The goal of the effort sensing team is to take the measurements necessary to determine the effort input by the user. The system must be able to distinguish between user applied forces and system applied forces to ensure the mathematical model has the information to determine the output force that needs to be applied based on those different inputs. This ensures the effort sensing system can provide accurately calculated output to communicate the input to the other subsystems. The specifications below relate to the timeliness and accuracy of these measurements. For all sensor sampling rate constraints, further development is required to determine appropriate sampling rates. The specific metrics for sampling rates are unknown, but these rates should be maximized.
Table 4: Effort Sensing Team Specification and Metrics
| # | Metric/Specification | Minimum Value | Maximum Value | Unit | Maximize /Minimize/ Target/Constraint | Constrained Max/Min |
| ES1 | Sampling rate of 9DOF measurement system | ∞ | Maximize | |||
| ES2 | Sampling rate of strain gauge measurement system | ∞ | Maximize | |||
| ES3 | Response time to call to the propulsion system | 0 | Minimize | Necessary | ||
| ES4 | Response time to register user input from user to the joystick | 0 | Minimize | Necessary | ||
| ES5 | Percent error in angle measurement | 0 | Minimize | |||
| ES6 | Percent error in strain measurement | 0 | Minimize | |||
| ES7 | Cost | 0 | Minimize |
ES1. The sampling rate of the 9 degree of freedom, or 9DOF, measurement system must be fast enough to ensure data is collected quickly enough for the system to provide an output for the angle and orientation of the chair in space. This ensures the 9DOF measurement system can provide timely output to communicate the input to the other subsystems.

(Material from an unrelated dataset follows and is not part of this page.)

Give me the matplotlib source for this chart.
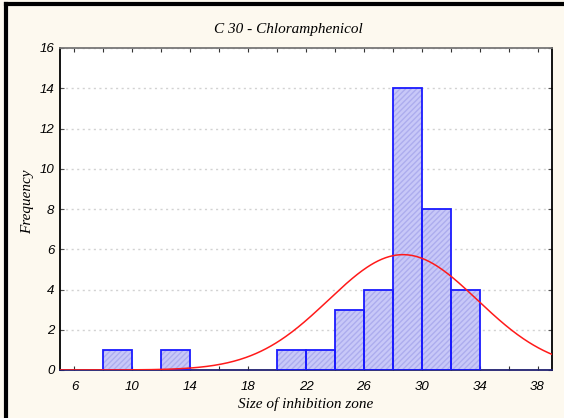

ES2. The sampling rate of the strain gauge measurement system must be fast enough to ensure data is collected quickly enough for the system to provide an output for the force of the wheel add-on on the chair. This ensures the strain gauge measurement system can provide timely output to communicate the input to the other subsystems.
ES3. The response time to call the propulsion system must be fast enough to ensure the propulsion system can make adjustments based on input to operate efficiently. This ensures the propulsion system can use the data to respond as designed.
ES4. The response time of registering user input from the joystick must be fast enough to ensure the 9DOF measurement system can correctly implement the mathematical model based on the input to efficiently generate output. This ensures the effort sensing subsystem will be able to generate outputs quickly based on the input from the electro-mechanical integration subsystem.
ES5. The percent error in the angle measurement of the wheelchair must be minimized to ensure the 9DOF measurement system’s mathematical model can produce outputs accurately.
ES6. The percent error in the strain measurement of the wheelchair must be minimized to ensure the strain gauge measurement system’s force calculation is accurate and can be correctly imputed into the other 9DOF measurement system.